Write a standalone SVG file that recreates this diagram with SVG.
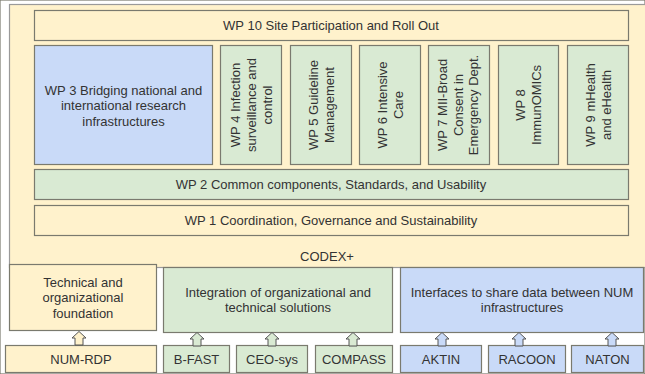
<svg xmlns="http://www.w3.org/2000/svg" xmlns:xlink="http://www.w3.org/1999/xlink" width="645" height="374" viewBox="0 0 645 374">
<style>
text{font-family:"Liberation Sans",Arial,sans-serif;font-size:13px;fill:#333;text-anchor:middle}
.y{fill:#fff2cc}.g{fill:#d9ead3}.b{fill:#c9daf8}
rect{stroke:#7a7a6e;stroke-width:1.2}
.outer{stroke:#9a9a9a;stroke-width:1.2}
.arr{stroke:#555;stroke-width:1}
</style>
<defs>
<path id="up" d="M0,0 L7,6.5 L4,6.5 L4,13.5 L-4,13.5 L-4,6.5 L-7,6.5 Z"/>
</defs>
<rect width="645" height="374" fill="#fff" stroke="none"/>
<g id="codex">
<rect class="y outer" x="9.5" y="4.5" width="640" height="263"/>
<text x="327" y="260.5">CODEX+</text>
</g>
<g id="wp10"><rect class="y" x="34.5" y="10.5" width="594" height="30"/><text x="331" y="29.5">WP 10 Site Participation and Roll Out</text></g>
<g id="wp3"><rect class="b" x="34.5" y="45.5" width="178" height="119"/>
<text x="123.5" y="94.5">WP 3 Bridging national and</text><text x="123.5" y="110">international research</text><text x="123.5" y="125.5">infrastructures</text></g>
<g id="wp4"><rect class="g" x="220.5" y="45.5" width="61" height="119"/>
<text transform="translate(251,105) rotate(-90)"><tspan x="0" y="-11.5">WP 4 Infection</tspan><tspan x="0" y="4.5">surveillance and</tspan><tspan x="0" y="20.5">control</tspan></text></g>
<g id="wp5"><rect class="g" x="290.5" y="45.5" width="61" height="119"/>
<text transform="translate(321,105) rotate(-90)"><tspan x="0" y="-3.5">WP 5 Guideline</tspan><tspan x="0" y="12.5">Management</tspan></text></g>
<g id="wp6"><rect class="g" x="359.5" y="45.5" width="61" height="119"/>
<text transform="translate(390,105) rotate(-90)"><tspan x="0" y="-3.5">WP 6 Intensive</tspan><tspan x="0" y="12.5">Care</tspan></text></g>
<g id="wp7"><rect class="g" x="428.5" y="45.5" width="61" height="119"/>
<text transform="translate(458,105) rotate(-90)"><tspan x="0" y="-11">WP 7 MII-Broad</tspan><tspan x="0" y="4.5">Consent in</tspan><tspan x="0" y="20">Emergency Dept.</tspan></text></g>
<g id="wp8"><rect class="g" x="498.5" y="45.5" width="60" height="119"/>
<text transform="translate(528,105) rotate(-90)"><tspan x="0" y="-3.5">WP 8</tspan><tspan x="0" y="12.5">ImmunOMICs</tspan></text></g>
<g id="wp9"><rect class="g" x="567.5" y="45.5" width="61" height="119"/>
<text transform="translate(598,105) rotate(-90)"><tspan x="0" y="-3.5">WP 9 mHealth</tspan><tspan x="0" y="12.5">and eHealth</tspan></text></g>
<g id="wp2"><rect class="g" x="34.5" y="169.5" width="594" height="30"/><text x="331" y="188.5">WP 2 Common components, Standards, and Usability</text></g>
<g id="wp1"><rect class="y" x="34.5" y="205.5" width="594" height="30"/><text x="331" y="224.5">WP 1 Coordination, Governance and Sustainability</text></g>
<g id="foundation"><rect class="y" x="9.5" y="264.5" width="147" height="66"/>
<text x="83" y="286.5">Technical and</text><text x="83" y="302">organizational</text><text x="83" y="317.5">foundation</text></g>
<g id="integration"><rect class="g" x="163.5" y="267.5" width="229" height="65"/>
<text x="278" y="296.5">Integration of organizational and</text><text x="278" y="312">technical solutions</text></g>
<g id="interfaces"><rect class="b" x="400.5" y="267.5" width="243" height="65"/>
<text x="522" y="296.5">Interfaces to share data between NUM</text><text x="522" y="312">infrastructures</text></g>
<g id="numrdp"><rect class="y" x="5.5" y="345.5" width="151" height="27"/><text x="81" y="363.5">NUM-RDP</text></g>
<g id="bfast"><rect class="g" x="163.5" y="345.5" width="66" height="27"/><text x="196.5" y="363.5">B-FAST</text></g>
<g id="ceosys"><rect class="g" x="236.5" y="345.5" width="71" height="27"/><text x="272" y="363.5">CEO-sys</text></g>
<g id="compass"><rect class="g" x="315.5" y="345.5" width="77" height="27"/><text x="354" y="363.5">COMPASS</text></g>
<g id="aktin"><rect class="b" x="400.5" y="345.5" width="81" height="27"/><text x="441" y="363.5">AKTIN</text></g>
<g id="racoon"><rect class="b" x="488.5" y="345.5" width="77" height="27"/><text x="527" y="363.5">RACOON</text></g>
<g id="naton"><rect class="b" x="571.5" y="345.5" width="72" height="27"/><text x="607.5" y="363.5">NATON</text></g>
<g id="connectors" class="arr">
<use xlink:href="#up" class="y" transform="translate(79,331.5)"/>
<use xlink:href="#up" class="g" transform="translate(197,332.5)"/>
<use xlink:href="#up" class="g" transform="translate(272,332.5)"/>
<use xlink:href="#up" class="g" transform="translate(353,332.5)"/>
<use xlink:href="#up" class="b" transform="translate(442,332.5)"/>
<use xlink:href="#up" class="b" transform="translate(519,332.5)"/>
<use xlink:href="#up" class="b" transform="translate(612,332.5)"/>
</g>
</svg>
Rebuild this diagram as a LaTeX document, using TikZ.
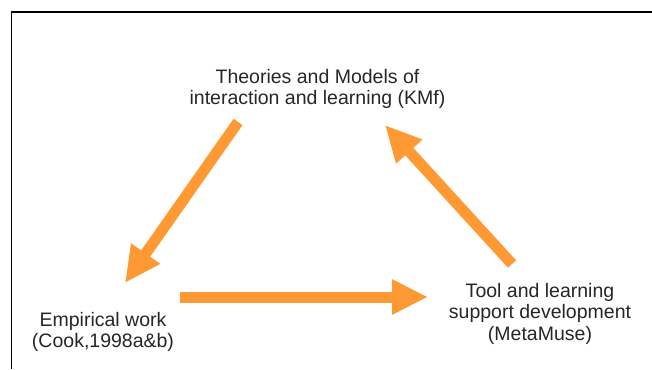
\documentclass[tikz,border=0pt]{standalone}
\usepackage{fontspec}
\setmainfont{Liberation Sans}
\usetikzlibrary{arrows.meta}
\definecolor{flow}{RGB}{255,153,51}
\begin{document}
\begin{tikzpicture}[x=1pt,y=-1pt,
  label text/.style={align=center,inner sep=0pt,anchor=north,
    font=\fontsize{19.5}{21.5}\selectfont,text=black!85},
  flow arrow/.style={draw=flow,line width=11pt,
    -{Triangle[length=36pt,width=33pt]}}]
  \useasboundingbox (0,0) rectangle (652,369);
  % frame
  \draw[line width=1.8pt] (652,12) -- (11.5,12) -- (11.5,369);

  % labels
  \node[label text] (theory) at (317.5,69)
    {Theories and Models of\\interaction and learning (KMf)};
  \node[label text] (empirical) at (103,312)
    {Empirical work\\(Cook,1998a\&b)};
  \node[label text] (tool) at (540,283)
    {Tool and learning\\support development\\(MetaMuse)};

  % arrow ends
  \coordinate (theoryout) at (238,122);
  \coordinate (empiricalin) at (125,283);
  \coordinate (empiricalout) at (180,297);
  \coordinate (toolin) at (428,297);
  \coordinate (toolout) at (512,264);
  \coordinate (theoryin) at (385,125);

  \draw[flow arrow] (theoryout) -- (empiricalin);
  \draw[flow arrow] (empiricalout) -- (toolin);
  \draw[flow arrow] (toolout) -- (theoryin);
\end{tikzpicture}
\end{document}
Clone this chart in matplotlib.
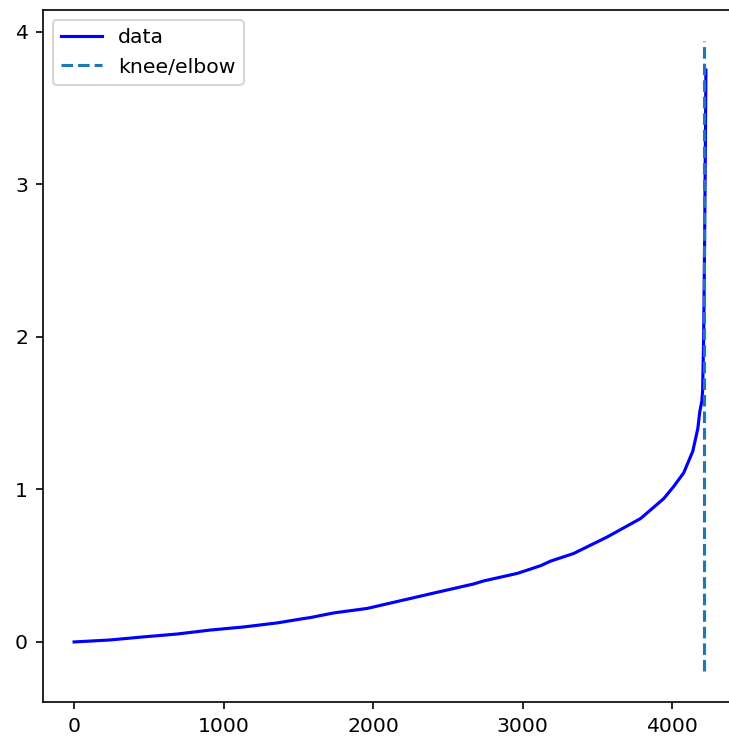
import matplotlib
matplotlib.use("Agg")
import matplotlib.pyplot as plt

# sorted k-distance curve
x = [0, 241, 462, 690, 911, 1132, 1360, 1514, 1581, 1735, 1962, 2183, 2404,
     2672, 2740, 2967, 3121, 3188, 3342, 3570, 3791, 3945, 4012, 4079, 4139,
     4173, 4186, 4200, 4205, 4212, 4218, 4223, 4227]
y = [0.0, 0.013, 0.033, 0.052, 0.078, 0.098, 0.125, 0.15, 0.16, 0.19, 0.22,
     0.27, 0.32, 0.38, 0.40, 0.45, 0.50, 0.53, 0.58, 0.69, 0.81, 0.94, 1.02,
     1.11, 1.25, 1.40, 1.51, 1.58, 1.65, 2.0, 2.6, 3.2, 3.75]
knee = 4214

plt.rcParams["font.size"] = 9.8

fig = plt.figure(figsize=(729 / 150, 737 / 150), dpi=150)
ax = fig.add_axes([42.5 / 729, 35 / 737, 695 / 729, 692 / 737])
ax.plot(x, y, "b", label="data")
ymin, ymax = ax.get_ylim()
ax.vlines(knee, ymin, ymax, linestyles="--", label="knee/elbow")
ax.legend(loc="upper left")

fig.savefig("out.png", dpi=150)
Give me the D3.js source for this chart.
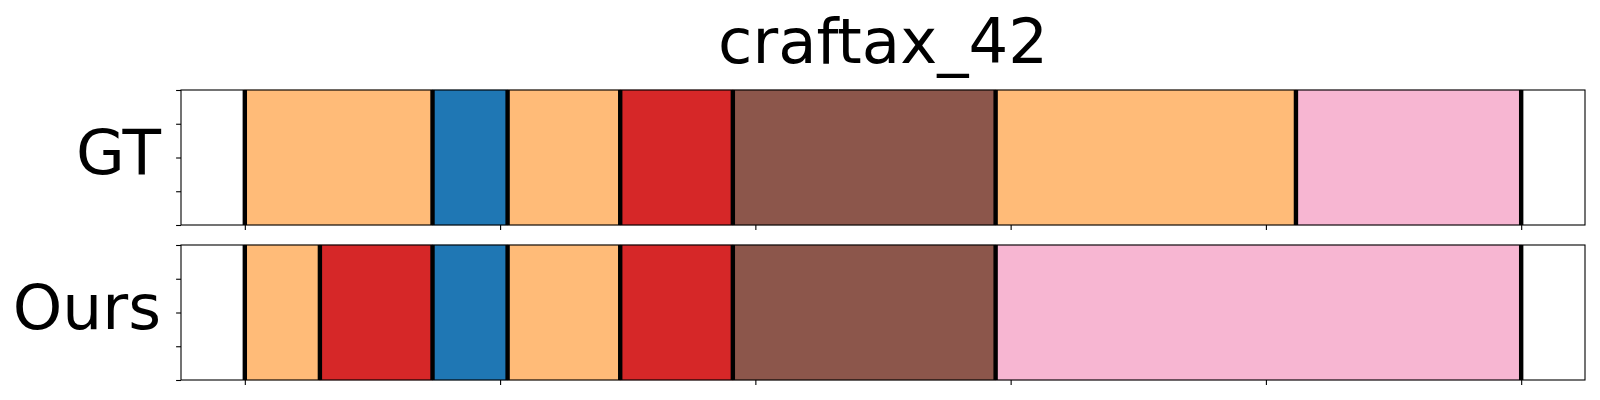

============

● **Goal**
Reproduce exactly the lines from the one with "Clone this chart in matplotlib." to the bottom of the listing, both ends included, and nothing else. Skip the pictures.

● **In response**
Clone this chart in matplotlib.
import matplotlib
matplotlib.use("Agg")
import matplotlib.pyplot as plt

# sorted k-distance curve
x = [0, 241, 462, 690, 911, 1132, 1360, 1514, 1581, 1735, 1962, 2183, 2404,
     2672, 2740, 2967, 3121, 3188, 3342, 3570, 3791, 3945, 4012, 4079, 4139,
     4173, 4186, 4200, 4205, 4212, 4218, 4223, 4227]
y = [0.0, 0.013, 0.033, 0.052, 0.078, 0.098, 0.125, 0.15, 0.16, 0.19, 0.22,
     0.27, 0.32, 0.38, 0.40, 0.45, 0.50, 0.53, 0.58, 0.69, 0.81, 0.94, 1.02,
     1.11, 1.25, 1.40, 1.51, 1.58, 1.65, 2.0, 2.6, 3.2, 3.75]
knee = 4214

plt.rcParams["font.size"] = 9.8

fig = plt.figure(figsize=(729 / 150, 737 / 150), dpi=150)
ax = fig.add_axes([42.5 / 729, 35 / 737, 695 / 729, 692 / 737])
ax.plot(x, y, "b", label="data")
ymin, ymax = ax.get_ylim()
ax.vlines(knee, ymin, ymax, linestyles="--", label="knee/elbow")
ax.legend(loc="upper left")

fig.savefig("out.png", dpi=150)
Give me the D3.js source for this chart.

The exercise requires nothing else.